▶ **Exercise prompt**
Starting at the line that contains "Clone this chart in D3.js." and stopping at the line that contains "0.0189, 0.0232, 0.0275];", copy every line exactly, both ends included, without the pictures.

▶ **Data section**
** Start **

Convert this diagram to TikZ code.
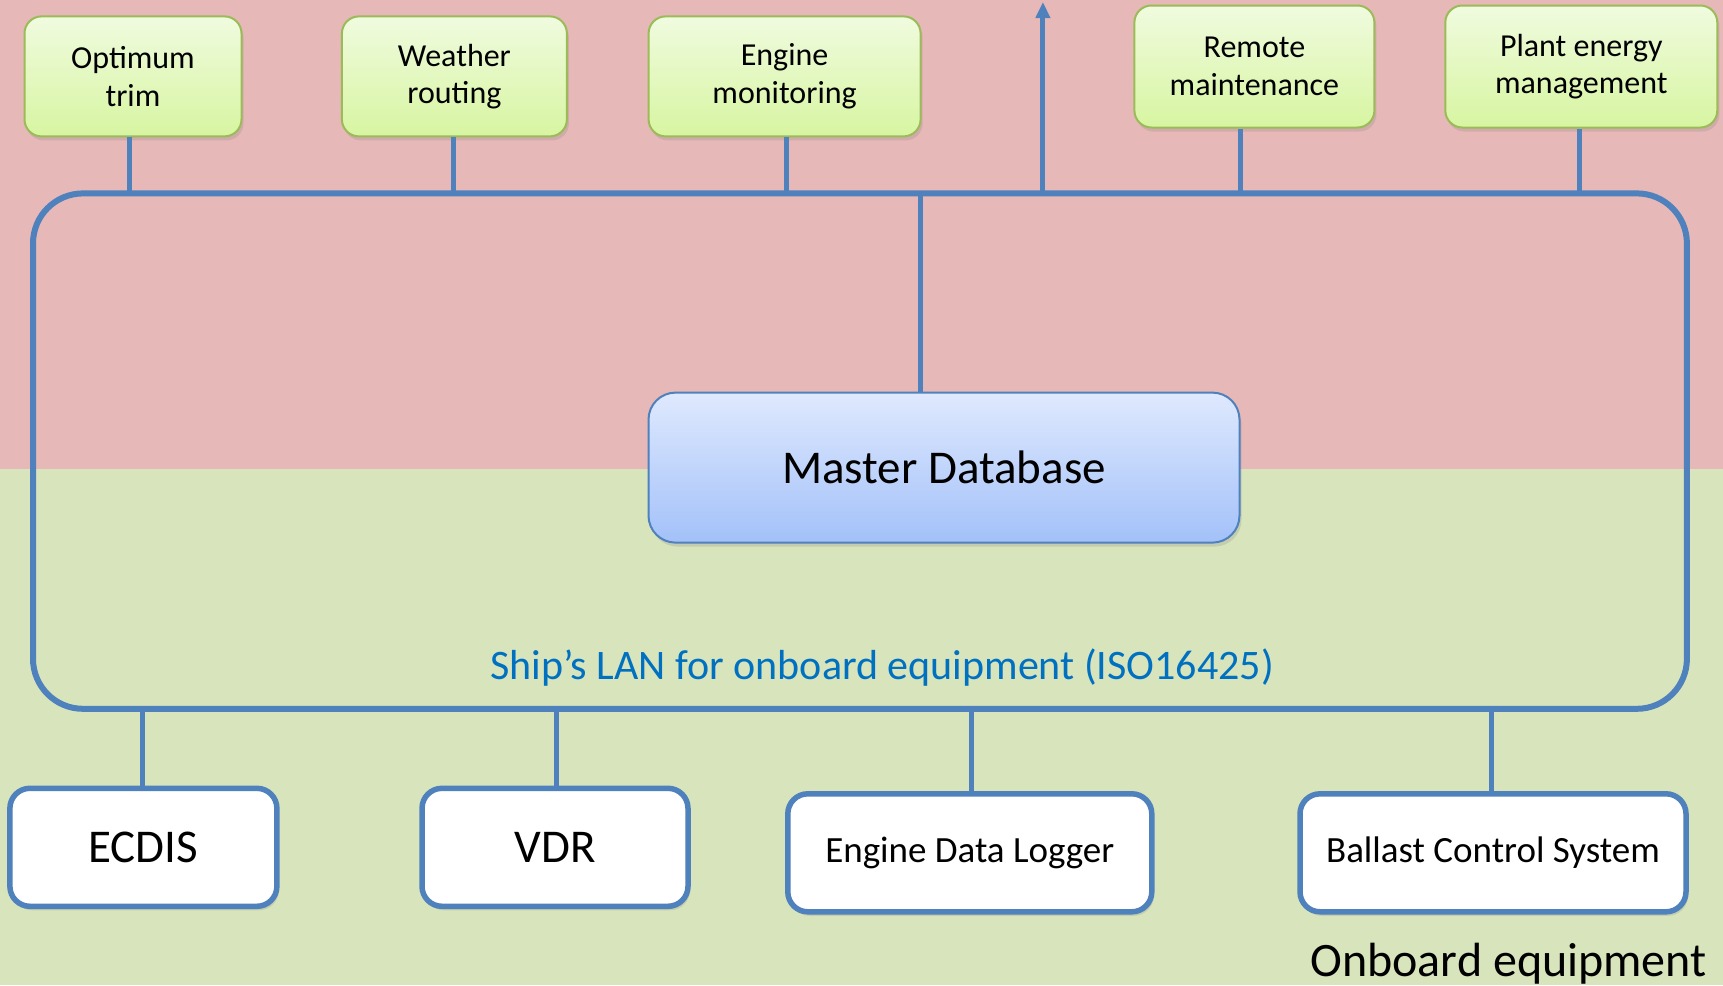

** End **
** Start **

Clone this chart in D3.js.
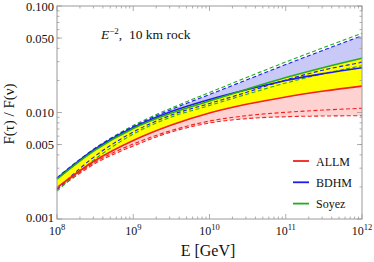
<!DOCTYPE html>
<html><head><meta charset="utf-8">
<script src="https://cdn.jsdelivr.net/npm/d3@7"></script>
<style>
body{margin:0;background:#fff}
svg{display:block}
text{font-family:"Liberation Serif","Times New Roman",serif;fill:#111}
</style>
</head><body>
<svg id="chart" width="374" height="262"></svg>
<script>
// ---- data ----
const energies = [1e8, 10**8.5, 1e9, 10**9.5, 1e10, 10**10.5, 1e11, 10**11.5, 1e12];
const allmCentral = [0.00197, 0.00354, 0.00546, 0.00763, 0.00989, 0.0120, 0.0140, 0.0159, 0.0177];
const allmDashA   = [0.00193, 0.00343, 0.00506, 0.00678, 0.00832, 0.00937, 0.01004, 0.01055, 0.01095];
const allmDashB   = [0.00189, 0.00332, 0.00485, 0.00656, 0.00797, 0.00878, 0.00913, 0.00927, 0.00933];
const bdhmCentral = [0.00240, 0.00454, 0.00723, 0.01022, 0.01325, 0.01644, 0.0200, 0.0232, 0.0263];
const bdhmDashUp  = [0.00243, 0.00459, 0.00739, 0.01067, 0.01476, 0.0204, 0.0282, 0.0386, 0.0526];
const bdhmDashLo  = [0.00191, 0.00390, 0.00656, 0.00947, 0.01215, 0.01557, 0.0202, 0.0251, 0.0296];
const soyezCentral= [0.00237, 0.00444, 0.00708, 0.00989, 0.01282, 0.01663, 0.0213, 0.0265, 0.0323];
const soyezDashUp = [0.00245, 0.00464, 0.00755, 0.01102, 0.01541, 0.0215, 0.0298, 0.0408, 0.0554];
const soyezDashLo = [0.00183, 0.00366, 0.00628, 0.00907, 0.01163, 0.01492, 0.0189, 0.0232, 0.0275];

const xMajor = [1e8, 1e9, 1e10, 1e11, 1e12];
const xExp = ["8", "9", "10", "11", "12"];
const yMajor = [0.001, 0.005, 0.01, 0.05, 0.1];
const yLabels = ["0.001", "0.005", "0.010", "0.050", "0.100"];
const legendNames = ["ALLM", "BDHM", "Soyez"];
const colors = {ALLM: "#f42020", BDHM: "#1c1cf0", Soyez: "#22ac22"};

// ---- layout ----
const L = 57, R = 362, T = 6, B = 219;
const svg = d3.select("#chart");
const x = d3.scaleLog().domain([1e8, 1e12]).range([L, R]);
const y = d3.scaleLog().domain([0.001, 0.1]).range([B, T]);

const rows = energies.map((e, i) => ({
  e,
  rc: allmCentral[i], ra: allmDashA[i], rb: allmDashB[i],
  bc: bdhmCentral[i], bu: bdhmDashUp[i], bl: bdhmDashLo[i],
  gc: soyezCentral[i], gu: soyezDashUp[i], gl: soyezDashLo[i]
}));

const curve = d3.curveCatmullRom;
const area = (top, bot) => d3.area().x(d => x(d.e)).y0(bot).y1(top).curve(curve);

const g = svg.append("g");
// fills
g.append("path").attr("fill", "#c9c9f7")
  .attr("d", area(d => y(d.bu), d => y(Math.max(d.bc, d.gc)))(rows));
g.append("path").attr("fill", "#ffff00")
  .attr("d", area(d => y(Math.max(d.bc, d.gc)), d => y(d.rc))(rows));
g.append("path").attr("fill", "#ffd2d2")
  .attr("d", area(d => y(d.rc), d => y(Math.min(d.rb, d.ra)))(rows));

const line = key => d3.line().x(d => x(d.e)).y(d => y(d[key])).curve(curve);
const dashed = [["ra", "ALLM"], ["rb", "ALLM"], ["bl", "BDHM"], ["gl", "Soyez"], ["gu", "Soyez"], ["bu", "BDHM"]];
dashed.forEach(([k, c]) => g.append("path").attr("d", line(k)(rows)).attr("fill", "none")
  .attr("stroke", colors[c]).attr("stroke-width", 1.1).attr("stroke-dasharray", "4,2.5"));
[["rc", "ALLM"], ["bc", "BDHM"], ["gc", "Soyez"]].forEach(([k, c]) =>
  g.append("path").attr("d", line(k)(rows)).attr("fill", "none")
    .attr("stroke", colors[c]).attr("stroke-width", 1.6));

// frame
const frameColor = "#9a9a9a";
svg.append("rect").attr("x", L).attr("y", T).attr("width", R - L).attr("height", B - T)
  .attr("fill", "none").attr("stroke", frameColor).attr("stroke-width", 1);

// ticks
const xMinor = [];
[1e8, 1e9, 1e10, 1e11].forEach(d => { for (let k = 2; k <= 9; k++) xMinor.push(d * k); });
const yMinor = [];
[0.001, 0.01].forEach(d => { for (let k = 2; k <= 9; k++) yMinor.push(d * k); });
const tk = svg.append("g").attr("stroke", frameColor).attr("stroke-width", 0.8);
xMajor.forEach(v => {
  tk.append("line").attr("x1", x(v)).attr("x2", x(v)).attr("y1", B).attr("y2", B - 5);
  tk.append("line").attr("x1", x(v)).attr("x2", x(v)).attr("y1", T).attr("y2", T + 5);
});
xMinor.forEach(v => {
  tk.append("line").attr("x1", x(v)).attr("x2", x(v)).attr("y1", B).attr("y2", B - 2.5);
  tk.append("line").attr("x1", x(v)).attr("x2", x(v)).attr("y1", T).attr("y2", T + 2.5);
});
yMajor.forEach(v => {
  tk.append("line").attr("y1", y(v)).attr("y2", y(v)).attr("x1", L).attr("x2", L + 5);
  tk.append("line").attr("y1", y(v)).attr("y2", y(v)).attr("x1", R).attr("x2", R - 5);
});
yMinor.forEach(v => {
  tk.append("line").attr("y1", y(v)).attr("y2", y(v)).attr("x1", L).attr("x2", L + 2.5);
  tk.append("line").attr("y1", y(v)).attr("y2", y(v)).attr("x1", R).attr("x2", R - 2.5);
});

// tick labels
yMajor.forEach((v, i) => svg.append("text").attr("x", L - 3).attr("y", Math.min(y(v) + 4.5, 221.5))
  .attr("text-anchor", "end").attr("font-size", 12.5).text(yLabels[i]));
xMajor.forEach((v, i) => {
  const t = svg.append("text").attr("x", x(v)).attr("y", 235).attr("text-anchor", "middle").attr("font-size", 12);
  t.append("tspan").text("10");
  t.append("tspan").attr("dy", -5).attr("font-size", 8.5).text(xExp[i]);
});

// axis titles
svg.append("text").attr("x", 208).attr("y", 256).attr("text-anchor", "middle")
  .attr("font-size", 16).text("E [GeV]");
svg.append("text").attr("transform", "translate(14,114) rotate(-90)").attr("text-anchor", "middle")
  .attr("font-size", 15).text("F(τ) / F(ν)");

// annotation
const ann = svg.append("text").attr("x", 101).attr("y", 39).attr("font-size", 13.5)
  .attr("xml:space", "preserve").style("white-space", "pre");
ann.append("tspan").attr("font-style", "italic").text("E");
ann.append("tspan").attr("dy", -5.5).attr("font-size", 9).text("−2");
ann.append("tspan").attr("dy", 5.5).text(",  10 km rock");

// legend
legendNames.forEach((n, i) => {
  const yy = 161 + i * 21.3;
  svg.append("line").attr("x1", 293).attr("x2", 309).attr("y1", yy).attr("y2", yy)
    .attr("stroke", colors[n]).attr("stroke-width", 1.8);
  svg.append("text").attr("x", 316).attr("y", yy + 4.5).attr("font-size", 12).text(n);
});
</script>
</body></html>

** End **

▶ **Finished exercise**
Clone this chart in D3.js.
<!DOCTYPE html>
<html><head><meta charset="utf-8">
<script src="https://cdn.jsdelivr.net/npm/d3@7"></script>
<style>
body{margin:0;background:#fff}
svg{display:block}
text{font-family:"Liberation Serif","Times New Roman",serif;fill:#111}
</style>
</head><body>
<svg id="chart" width="374" height="262"></svg>
<script>
// ---- data ----
const energies = [1e8, 10**8.5, 1e9, 10**9.5, 1e10, 10**10.5, 1e11, 10**11.5, 1e12];
const allmCentral = [0.00197, 0.00354, 0.00546, 0.00763, 0.00989, 0.0120, 0.0140, 0.0159, 0.0177];
const allmDashA   = [0.00193, 0.00343, 0.00506, 0.00678, 0.00832, 0.00937, 0.01004, 0.01055, 0.01095];
const allmDashB   = [0.00189, 0.00332, 0.00485, 0.00656, 0.00797, 0.00878, 0.00913, 0.00927, 0.00933];
const bdhmCentral = [0.00240, 0.00454, 0.00723, 0.01022, 0.01325, 0.01644, 0.0200, 0.0232, 0.0263];
const bdhmDashUp  = [0.00243, 0.00459, 0.00739, 0.01067, 0.01476, 0.0204, 0.0282, 0.0386, 0.0526];
const bdhmDashLo  = [0.00191, 0.00390, 0.00656, 0.00947, 0.01215, 0.01557, 0.0202, 0.0251, 0.0296];
const soyezCentral= [0.00237, 0.00444, 0.00708, 0.00989, 0.01282, 0.01663, 0.0213, 0.0265, 0.0323];
const soyezDashUp = [0.00245, 0.00464, 0.00755, 0.01102, 0.01541, 0.0215, 0.0298, 0.0408, 0.0554];
const soyezDashLo = [0.00183, 0.00366, 0.00628, 0.00907, 0.01163, 0.01492, 0.0189, 0.0232, 0.0275];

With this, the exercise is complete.